NOSTALGIA, MY MUSE: Horrid Red - Celestial Joy
Earlier this week, I found myself browsing for new music at two-thirty in the morning. I was lying in the dark with my laptop serving as the only source of light. The task of searching for music can be a frustrating one, especially when nothing seems to have the ability to reach out, latch onto you, and inflict a certain emotion that happens to be precisely what you need at that particular point in your life. As I was about to give up on my search, this sensation came over me when I listened to Horrid Red’s Celestial Joy.
I fell into its lavish sea of sound while exploring artists related to Lust For Youth, a post-punk band formed in Sweden, who later gained Copenhagen powerhouse, Loke Rahbek. Celestial Joy isn’t one that instantaneously attracts its listeners. The opening track, “Wheel of the Dad,” begins with music that almost sounds Medieval, transitioning into a melodic guitar line that sounds like it could be in a DIIV or Communions song.
Frontman Bunker Wolf vocals are shocking at first. Born in Germany, he sings every song in his native tongue with a low timbre that is most comparable to Mike Sniper’s in his project Blank Dogs.
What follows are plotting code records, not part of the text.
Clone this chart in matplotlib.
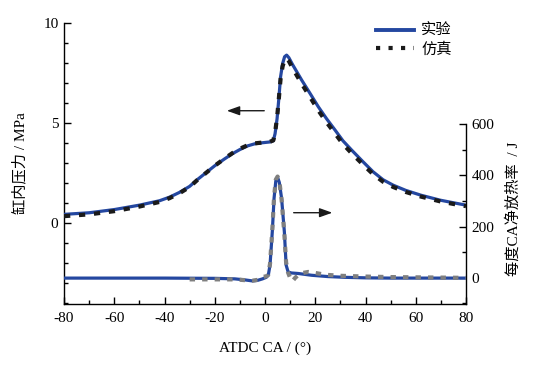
import matplotlib
matplotlib.use("Agg")
import matplotlib.pyplot as plt
from matplotlib.lines import Line2D
from matplotlib.ticker import MultipleLocator

plt.rcParams['font.family'] = ['Liberation Serif', 'Noto Sans CJK SC']
plt.rcParams['axes.unicode_minus'] = False
plt.rcParams['font.size'] = 11

# ------- données -------
# pression cylindre (MPa), expérience
ca_p_exp = [-80, -70, -60, -50, -42, -38, -34, -30, -27, -24, -20, -16, -13, -10, -7, -4, -1,
            2, 3.3, 4.0, 4.8, 5.5, 6.2, 7.0, 7.8, 8.6, 9.5, 11, 14.6, 18, 21.2, 24.5, 27.9, 31,
            34.5, 39, 43, 47, 51, 56, 62, 69.7, 75, 80]
p_exp = [0.42, 0.50, 0.66, 0.88, 1.10, 1.28, 1.52, 1.82, 2.15, 2.45, 2.85, 3.20, 3.45, 3.66,
         3.84, 3.95, 4.00, 4.04, 4.10, 4.45, 5.20, 6.20, 7.30, 7.95, 8.30, 8.38, 8.25, 7.90,
         7.13, 6.45, 5.80, 5.20, 4.63, 4.10, 3.63, 3.05, 2.55, 2.15, 1.88, 1.62, 1.38, 1.13,
         1.00, 0.88]

# pression cylindre (MPa), simulation
ca_p_sim = ca_p_exp
p_sim = [0.33, 0.42, 0.58, 0.81, 1.04, 1.23, 1.48, 1.79, 2.13, 2.44, 2.85, 3.22, 3.48, 3.70,
         3.87, 3.97, 4.01, 4.05, 4.12, 4.50, 5.25, 6.20, 7.20, 7.82, 8.15, 8.22, 8.08, 7.72,
         6.95, 6.27, 5.62, 5.02, 4.46, 3.94, 3.47, 2.91, 2.43, 2.05, 1.79, 1.54, 1.31, 1.07,
         0.94, 0.83]

# taux de dégagement de chaleur (J/°CA), expérience
ca_q_exp = [-80, -60, -40, -20, -12, -8, -5, -3, -1, 0.5, 1.3, 2.0, 2.9, 3.6, 4.3, 5.0, 5.7,
            6.6, 7.7, 8.4, 9.2, 10.5, 13.2, 18.6, 25, 32, 40, 50, 60, 70, 80]
q_exp = [-1, -1, -1, -2, -4, -8, -12, -10, -4, 2, 10, 50, 180, 310, 378, 392, 372, 310, 180,
         50, 23, 19, 17, 10, 5, 2, 0, -1, -1, -1, -1]

# taux de dégagement de chaleur (J/°CA), simulation
ca_q_sim = [-30, -20, -12, -8, -5, -3, -1.3, -0.7, 0.5, 1.3, 2.0, 2.9, 3.6, 4.3, 5.0, 5.7,
            6.6, 7.7, 8.4, 9.2, 10.2, 10.9, 12, 13.9, 17.2, 20, 24, 30, 40, 50, 60, 70, 80]
q_sim = [-6, -6, -6, -9, -11, -8, 0, 4, 6, 12, 55, 185, 315, 383, 395, 378, 305, 170, 60, 20,
         -5, -13, 0, 17, 23, 19, 12, 8, 5, 3, 2, 1, 0]

blue = '#2447a0'
noir = '#1a1a1a'
gris = '#7f7f7f'

fig = plt.figure(figsize=(5.37, 3.66), dpi=100)
ax = fig.add_axes([0.1192, 0.1694, 0.7486, 0.7686])
ax2 = ax.twinx()

# courbes de pression (axe gauche)
ax.plot(ca_p_exp, p_exp, color=blue, lw=2.3, zorder=3)
ax.plot(ca_p_sim, p_sim, color=noir, lw=3, linestyle=(0, (1.5, 2.1)), zorder=4)

# courbes de chaleur (axe droit)
ax2.plot(ca_q_exp, q_exp, color=blue, lw=2.3, zorder=3)
ax2.plot(ca_q_sim, q_sim, color=gris, lw=3, linestyle=(0, (1.3, 1.7)), zorder=4)

ax.set_xlim(-80, 80)
ax.set_ylim(-4.06, 10)
ax2.set_ylim(-102, 995)

ax.xaxis.set_major_locator(MultipleLocator(20))
ax.xaxis.set_minor_locator(MultipleLocator(10))
ax.set_yticks([0, 5, 10])
ax.yaxis.set_minor_locator(MultipleLocator(1))
ax2.set_yticks([0, 200, 400, 600])
ax2.set_yticks([-100, 100, 300, 500], minor=True)

for a in (ax, ax2):
    a.tick_params(which='major', direction='in', length=5, width=1, labelsize=11, pad=4)
    a.tick_params(which='minor', direction='in', length=3, width=1)
    a.spines['top'].set_visible(False)
    for s in a.spines.values():
        s.set_linewidth(1)
ax.tick_params(axis='x', pad=6)
ax.spines['right'].set_visible(False)
ax2.spines['left'].set_visible(False)
ax2.spines['bottom'].set_visible(False)
ax2.spines['right'].set_bounds(-102, 600)

ax.set_xlabel('ATDC CA / (°)', fontsize=11)
ax.xaxis.set_label_coords(0.5, -0.135)
ax.set_ylabel('缸内压力 / MPa', fontsize=11)
ax.yaxis.set_label_coords(-0.09, 0.5)
ax2.set_ylabel('每度CA净放热率  / J', fontsize=11)
ax2.yaxis.set_label_coords(1.10, 0.34)

# flèches indiquant l'axe
ax.annotate('', xy=(-16.3, 5.6), xytext=(0.8, 5.6),
            arrowprops=dict(arrowstyle='-|>,head_length=0.7,head_width=0.25', color=noir, lw=1))
ax2.annotate('', xy=(27.9, 254), xytext=(10.3, 254),
             arrowprops=dict(arrowstyle='-|>,head_length=0.7,head_width=0.25', color=noir, lw=1))

handles = [Line2D([], [], color=blue, lw=2.8),
           Line2D([], [], color=noir, lw=3, linestyle=(0, (1, 2)))]
ax.legend(handles, ['实验', '仿真'], loc='upper left', bbox_to_anchor=(0.776, 0.994),
          frameon=False, borderpad=0, borderaxespad=0, handlelength=2.5,
          handletextpad=0.45, labelspacing=0.25, fontsize=11)

fig.savefig('out.png', dpi=100)
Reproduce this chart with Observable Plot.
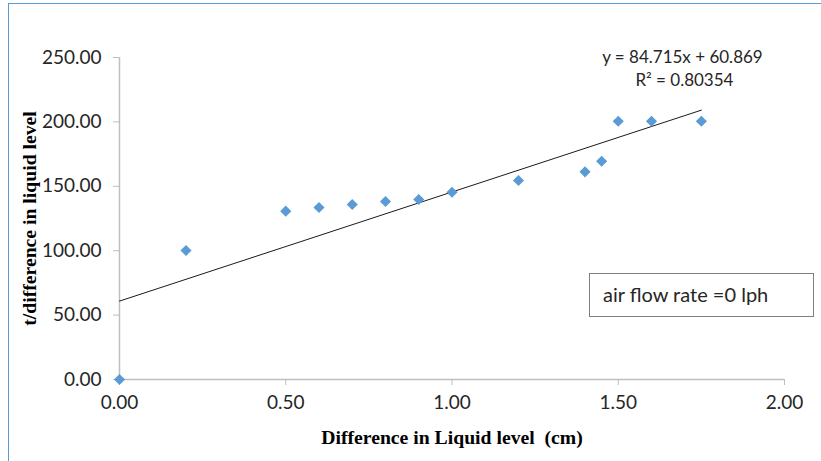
<!DOCTYPE html>
<html>
<head>
<meta charset="utf-8">
<script src="https://cdn.jsdelivr.net/npm/d3@7"></script>
<script src="https://cdn.jsdelivr.net/npm/@observablehq/plot@0.6"></script>
<style>
  html, body { margin: 0; padding: 0; background: #fff; }
  #wrap { position: relative; width: 821px; height: 461px; overflow: hidden; }
  #border { position: absolute; left: 8px; top: 3px; width: 900px; height: 600px;
            border-left: 1px solid #5b9bd5; border-top: 1px solid #5b9bd5; pointer-events: none; }
</style>
</head>
<body>
<div id="wrap"><div id="border"></div></div>
<script>
// Data
const diffLevel = [0, 0.2, 0.5, 0.6, 0.7, 0.8, 0.9, 1.0, 1.2, 1.4, 1.45, 1.5, 1.6, 1.75];
const tPerDiff  = [0, 100.2, 130.7, 133.5, 135.9, 138.2, 139.7, 145.4, 154.5, 161.2, 169.5, 200.5, 200.5, 200.5];
const xTicks = [0, 0.5, 1.0, 1.5, 2.0];
const yTicks = [0, 50, 100, 150, 200, 250];
const slope = 84.715;
const intercept = 60.869;
const eqText = "y = 84.715x + 60.869";
const r2Text = "R² = 0.80354";
const legendText = "air flow rate =0 lph";
const xTitle = "Difference in Liquid level  (cm)";
const yTitle = "t/difference in liquid level";

const points = diffLevel.map((x, i) => ({x, y: tPerDiff[i]}));
const trendXs = [d3.min(diffLevel), d3.max(diffLevel)];
const trend = trendXs.map(x => ({x, y: slope * x + intercept}));

const sans = "Lato, 'Open Sans', sans-serif";
const serif = "'Liberation Serif', 'DejaVu Serif', serif";
const axisGray = "#bfbfbf";
const textCol = "#262626";

const chart = Plot.plot({
  width: 821,
  height: 461,
  marginLeft: 119,
  marginRight: 37,
  marginTop: 57,
  marginBottom: 82,
  style: { fontFamily: sans, background: "transparent", overflow: "visible" },
  x: { domain: [0, 2] },
  y: { domain: [0, 250] },
  marks: [
    Plot.axisX({ ticks: xTicks, tickSize: 6, tickPadding: 10, tickFormat: d => d.toFixed(2),
                 fontSize: 19, stroke: axisGray, fill: textCol, label: null }),
    Plot.axisY({ ticks: yTicks, tickSize: 6, tickPadding: 12, tickFormat: d => d.toFixed(2),
                 fontSize: 19, stroke: axisGray, fill: textCol, label: null }),
    Plot.ruleY([0], { x1: 0, x2: 2, stroke: axisGray, strokeWidth: 1.5 }),
    Plot.ruleX([0], { y1: 0, y2: 250, stroke: axisGray, strokeWidth: 1.5 }),
    Plot.line(trend, { x: "x", y: "y", stroke: "#1a1a1a", strokeWidth: 1 }),
    Plot.dot(points, { x: "x", y: "y", symbol: "diamond2", fill: "#5b9bd5", stroke: "none", r: 5 }),
    Plot.text([eqText], { x: 1.693, y: 250, text: d => d, fontSize: 17, fill: textCol, fontFamily: sans }),
    Plot.text([r2Text], { x: 1.699, y: 232, text: d => d, fontSize: 17, fill: textCol, fontFamily: sans }),
    Plot.text([xTitle], { frameAnchor: "bottom", dy: 58, lineAnchor: "middle", textAnchor: "middle",
                          text: d => d, fontSize: 19.7, fontWeight: "bold", fontFamily: serif, fill: "#000" }),
    Plot.text([yTitle], { frameAnchor: "left", dx: -90, rotate: -90, textAnchor: "middle", lineAnchor: "middle",
                          text: d => d, fontSize: 19.7, fontWeight: "bold", fontFamily: serif, fill: "#000" })
  ]
});

// legend-like annotation box
const svg = d3.select(chart);
const g = svg.append("g");
g.append("rect").attr("x", 589.5).attr("y", 273.5).attr("width", 224).attr("height", 43)
  .attr("fill", "#fff").attr("stroke", "#7f7f7f").attr("stroke-width", 1);
g.append("text").attr("x", 603).attr("y", 295).attr("dy", "0.35em").attr("text-anchor", "start")
  .attr("font-family", sans).attr("font-size", 20).attr("fill", textCol).text(legendText);

chart.style.position = "absolute";
chart.style.left = "0";
chart.style.top = "0";
document.getElementById("wrap").appendChild(chart);
</script>
</body>
</html>
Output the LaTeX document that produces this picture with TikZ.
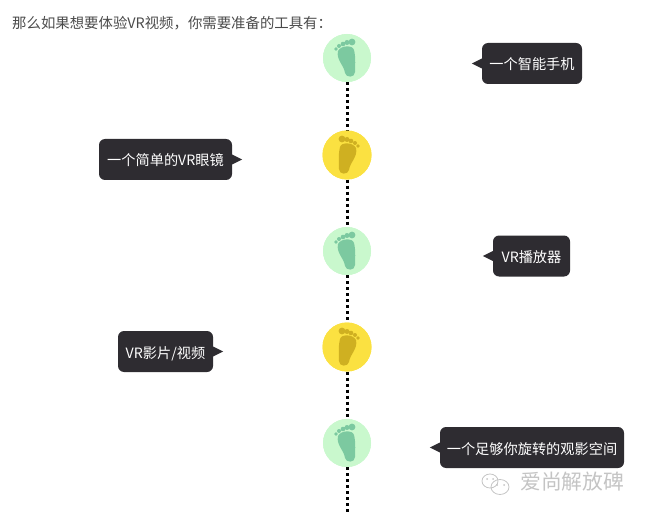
\documentclass[tikz,border=0pt]{standalone}
\usepackage{fontspec}
\setmainfont{Noto Sans CJK SC}
\usetikzlibrary{positioning}
\definecolor{bubblegray}{HTML}{2E2C31}
\definecolor{mintcircle}{HTML}{C9F8CD}
\definecolor{mintfoot}{HTML}{7CC9A0}
\definecolor{suncircle}{HTML}{FBE141}
\definecolor{sunfoot}{HTML}{CFB021}
\definecolor{ink}{HTML}{4A4A4A}
\definecolor{markgray}{HTML}{C4C4C4}
\tikzset{
  spine/.style={draw=black,line width=3pt,dash pattern=on 3pt off 3pt},
  bubble/.style={rounded corners=6pt,fill=bubblegray,inner sep=0pt,
    minimum height=41pt,text=white,text height=13pt,text depth=0pt,
    font=\fontsize{14.2}{16}\selectfont},
  stepmint/.style={circle,fill=mintcircle,minimum size=48pt,inner sep=0pt},
  stepsun/.style={circle,fill=suncircle,minimum size=49pt,inner sep=0pt},
  tip/.style={fill=bubblegray},
  footprint/.pic={
    \fill[pic actions] (-9,-7) .. controls (-6,-13) and (6,-13) .. (7,-8)
      .. controls (9,0) and (8,10) .. (8,14)
      .. controls (8,20) and (-1,20) .. (-2,15)
      .. controls (-3,7) and (-11,2) .. (-9,-7);
    \fill[pic actions] (5,-16) circle (3.4) (0,-15.5) circle (2.5)
      (-4,-14) circle (2.3) (-8,-12) circle (2) (-11,-9) circle (1.8);
  },
}
\begin{document}
\begin{tikzpicture}[x=1pt,y=-1pt]
\useasboundingbox (0,0) rectangle (645,513);

\node[anchor=west,text=ink,inner sep=0pt,font=\fontsize{14.4}{16}\selectfont] (title) at (12,23.5)
  {那么如果想要体验VR视频，你需要准备的工具有：};

% steps on the line
\node[stepmint] (stepone) at (347,58) {};
\node[stepsun] (steptwo) at (347,155) {};
\node[stepmint] (stepthree) at (347,251) {};
\node[stepsun] (stepfour) at (347,347) {};
\node[stepmint] (stepfive) at (347,443) {};
\coordinate (lineend) at (347,513);

\draw[spine] (stepone) -- (steptwo);
\draw[spine] (steptwo) -- (stepthree);
\draw[spine] (stepthree) -- (stepfour);
\draw[spine] (stepfour) -- (stepfive);
\draw[spine] (stepfive) -- (lineend);

% circles again, over the line
\foreach \n/\s in {stepone/stepmint,stepthree/stepmint,stepfive/stepmint,steptwo/stepsun,stepfour/stepsun}
  \node[\s] at (\n) {};
\foreach \n in {stepone,stepthree,stepfive}
  \pic[fill=mintfoot] at (\n) {footprint};
\foreach \n in {steptwo,stepfour}
  \pic[fill=sunfoot,xscale=-1] at (\n) {footprint};

% bubbles
\node[bubble,minimum width=100pt] (phone) at (532,63.5) {一个智能手机};
\node[bubble,minimum width=133pt] (glasses) at (165.5,159.5) {一个简单的VR眼镜};
\node[bubble,minimum width=77pt] (player) at (531.5,256) {VR播放器};
\node[bubble,minimum width=95pt] (film) at (165.5,351.5) {VR影片/视频};
\node[bubble,minimum width=184pt] (room) at (532,447.5) {一个足够你旋转的观影空间};

\fill[tip] ([yshift=5pt]phone.west) -- ++(-10,5) -- ++(10,5) -- cycle;
\fill[tip] ([yshift=5pt]glasses.east) -- ++(10,5) -- ++(-10,5) -- cycle;
\fill[tip] ([yshift=5pt]player.west) -- ++(-10,5) -- ++(10,5) -- cycle;
\fill[tip] ([yshift=5pt]film.east) -- ++(10,5) -- ++(-10,5) -- cycle;
\fill[tip] ([yshift=5pt]room.west) -- ++(-10,5) -- ++(10,5) -- cycle;

% mark bottom right
\node[anchor=west,text=markgray,inner sep=0pt,font=\fontsize{20.8}{23}\selectfont] (mark) at (520,482) {爱尚解放碑};
\draw[markgray,line width=.8pt] (490,481) ellipse (8 and 7);
\draw[markgray,line width=.8pt] (500,487) ellipse (9 and 7.5);
\fill[markgray] (487,479) circle (1) (493,479) circle (1) (497,485) circle (1) (504,485) circle (1);
\end{tikzpicture}
\end{document}
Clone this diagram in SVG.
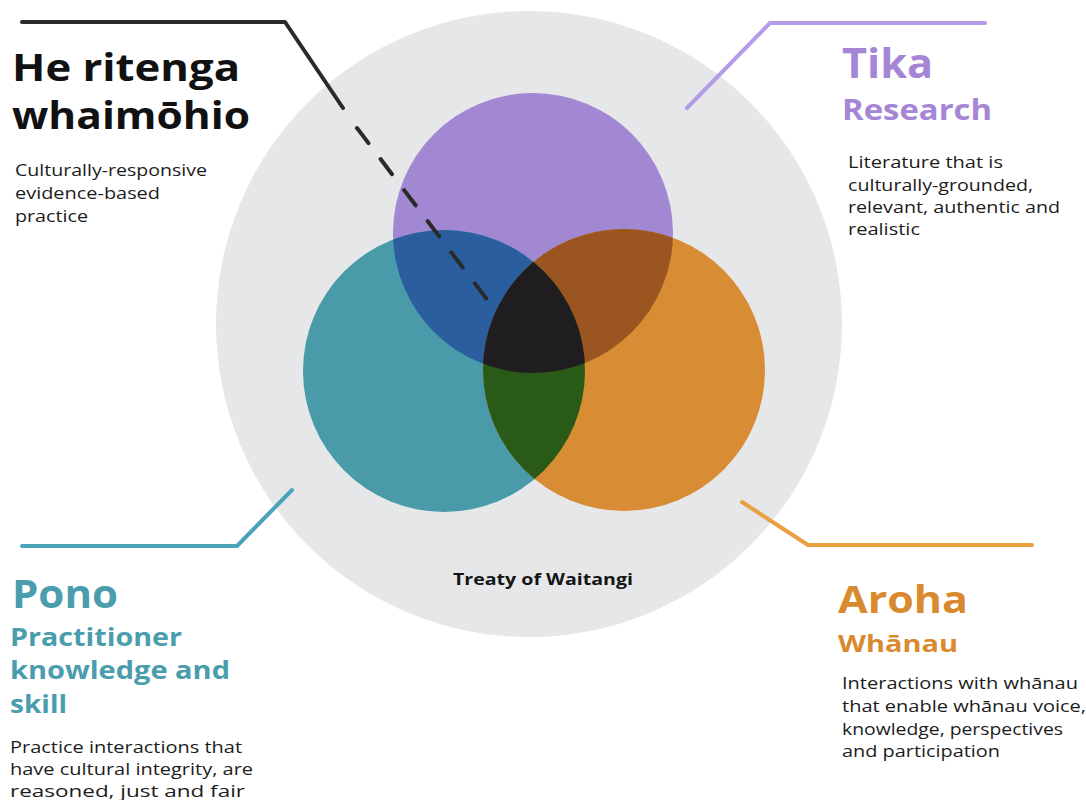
<svg xmlns="http://www.w3.org/2000/svg" width="1086" height="800" viewBox="0 0 1086 800">
  <style>
    .h { font-family: "Open Sans", "Liberation Sans", sans-serif; font-weight: 700; }
    .b { font-family: "Open Sans", "Liberation Sans", sans-serif; font-weight: 500; font-size: 16.5px; fill: #1c1c1c; }
    .tika { fill: #A586D6; }
    .pono { fill: #4A9DAC; }
    .aroha { fill: #D98A2E; }
    .lead { fill: none; stroke-width: 4; stroke-linecap: round; stroke-linejoin: round; }
  </style>
  <defs>
    <clipPath id="cP"><circle cx="533" cy="233" r="140"/></clipPath>
    <clipPath id="cT"><circle cx="444" cy="371" r="141"/></clipPath>
    <clipPath id="cO"><circle cx="624" cy="370" r="141"/></clipPath>
  </defs>
  <rect width="1086" height="800" fill="#ffffff"/>

  <g id="treaty">
    <circle cx="529" cy="324" r="313" fill="#E6E7E8"/>
    <text class="h" x="453" y="585" font-size="16" fill="#151515" textLength="180" lengthAdjust="spacingAndGlyphs">Treaty of Waitangi</text>
  </g>

  <g id="venn">
    <circle id="circle-tika" cx="533" cy="233" r="140" fill="#A287D3"/>
    <circle id="circle-pono" cx="444" cy="371" r="141" fill="#4A9BA9"/>
    <circle id="circle-aroha" cx="624" cy="370" r="141" fill="#D88C34"/>
    <circle cx="444" cy="371" r="141" fill="#2B5E9F" clip-path="url(#cP)"/>
    <circle cx="624" cy="370" r="141" fill="#9B5520" clip-path="url(#cP)"/>
    <circle cx="624" cy="370" r="141" fill="#2A5A18" clip-path="url(#cT)"/>
    <g clip-path="url(#cP)">
      <circle cx="624" cy="370" r="141" fill="#1F1D20" clip-path="url(#cT)"/>
    </g>
  </g>

  <g id="connectors">
    <polyline class="lead" stroke="#2a2a2a" points="22,22 285,22 343,108"/>
    <line class="lead" stroke="#2a2a2a" stroke-width="4.5" stroke-linecap="butt" stroke-dasharray="19 20" x1="357" y1="128" x2="492" y2="306"/>
    <polyline class="lead" stroke="#B49CE6" points="985,23 770,23 687,108"/>
    <polyline class="lead" stroke="#4AA3B8" points="22,546 237,546 292,490"/>
    <polyline class="lead" stroke="#E8A040" points="742,502 808,545 1032,545"/>
  </g>

  <g id="he-ritenga">
    <text class="h" x="12" y="81" font-size="38" fill="#111111" textLength="228" lengthAdjust="spacingAndGlyphs">He ritenga</text>
    <text class="h" x="12" y="129" font-size="38" fill="#111111" textLength="238" lengthAdjust="spacingAndGlyphs">whaimōhio</text>
    <text class="b" x="15" y="176" textLength="192" lengthAdjust="spacingAndGlyphs">Culturally-responsive</text>
    <text class="b" x="15" y="199" textLength="145" lengthAdjust="spacingAndGlyphs">evidence-based</text>
    <text class="b" x="15" y="222" textLength="73" lengthAdjust="spacingAndGlyphs">practice</text>
  </g>

  <g id="tika">
    <text class="h tika" x="842" y="78" font-size="41" textLength="91" lengthAdjust="spacingAndGlyphs">Tika</text>
    <text class="h tika" x="842" y="120" font-size="29" textLength="150" lengthAdjust="spacingAndGlyphs">Research</text>
    <text class="b" x="848" y="168" textLength="155" lengthAdjust="spacingAndGlyphs">Literature that is</text>
    <text class="b" x="848" y="191" textLength="185" lengthAdjust="spacingAndGlyphs">culturally-grounded,</text>
    <text class="b" x="848" y="213" textLength="212" lengthAdjust="spacingAndGlyphs">relevant, authentic and</text>
    <text class="b" x="848" y="235" textLength="72" lengthAdjust="spacingAndGlyphs">realistic</text>
  </g>

  <g id="pono">
    <text class="h pono" x="12" y="608" font-size="39" textLength="106" lengthAdjust="spacingAndGlyphs">Pono</text>
    <text class="h pono" x="10" y="646" font-size="25" textLength="172" lengthAdjust="spacingAndGlyphs">Practitioner</text>
    <text class="h pono" x="10" y="679" font-size="25" textLength="220" lengthAdjust="spacingAndGlyphs">knowledge and</text>
    <text class="h pono" x="10" y="713" font-size="25" textLength="57" lengthAdjust="spacingAndGlyphs">skill</text>
    <text class="b" x="10" y="753" textLength="232" lengthAdjust="spacingAndGlyphs">Practice interactions that</text>
    <text class="b" x="10" y="775" textLength="243" lengthAdjust="spacingAndGlyphs">have cultural integrity, are</text>
    <text class="b" x="10" y="797" textLength="235" lengthAdjust="spacingAndGlyphs">reasoned, just and fair</text>
  </g>

  <g id="aroha">
    <text class="h aroha" x="838" y="613" font-size="37" textLength="130" lengthAdjust="spacingAndGlyphs">Aroha</text>
    <text class="h aroha" x="838" y="652" font-size="23" textLength="120" lengthAdjust="spacingAndGlyphs">Whānau</text>
    <text class="b" x="842" y="689" textLength="236" lengthAdjust="spacingAndGlyphs">Interactions with whānau</text>
    <text class="b" x="842" y="712" textLength="244" lengthAdjust="spacingAndGlyphs">that enable whānau voice,</text>
    <text class="b" x="842" y="735" textLength="221" lengthAdjust="spacingAndGlyphs">knowledge, perspectives</text>
    <text class="b" x="842" y="757" textLength="158" lengthAdjust="spacingAndGlyphs">and participation</text>
  </g>
</svg>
When combining the guitar riffs that relate closely to multiple Captured Tracks and Posh Isolation artists with Mike Sniper’s vocals, in German, it’s hard to go wrong.
Despite my lack of experience with the German language, if this album came out this year, it would easily be my favorite of 2015, and January isn’t even over. This is what made this particular listening experience so pure. It was all about the feeling that was inflicted from the music itself, as opposed to the effect of the lyrical content and themes. You can experience what Bunker Wolf is portraying through his delivery of the vocals, the breaths he takes, and the range of dynamic levels. However, it is merely a suggestion of how the listener should feel.
There are multiple standouts on the album: “Forever is Too Late,” “Men and Sand,” “Marble Staircase III,” etc., etc. None can compare to their ode to existence, “Nothing in My Heart.” When you close yours eyes and listen to each intricate transition, there is a sense of both euphoria and desolation that wraps itself around every crevice and drowns you. A similar happening can be felt in the last third of the album as the instrumental piano ballad “Meager Vines” comes out of nowhere and then transitions into “Colored Lights,” a song that will leave you with a desire to inquire.
While Bunker Wolf is from Germany, other members are from San Francisco. Together, the group is able to compile influences from both countries to make music that appears both familiar and foreign. Celestial Joy is exactly what the album title foreshadows: an atmospheric sound that brings so much light to its listeners.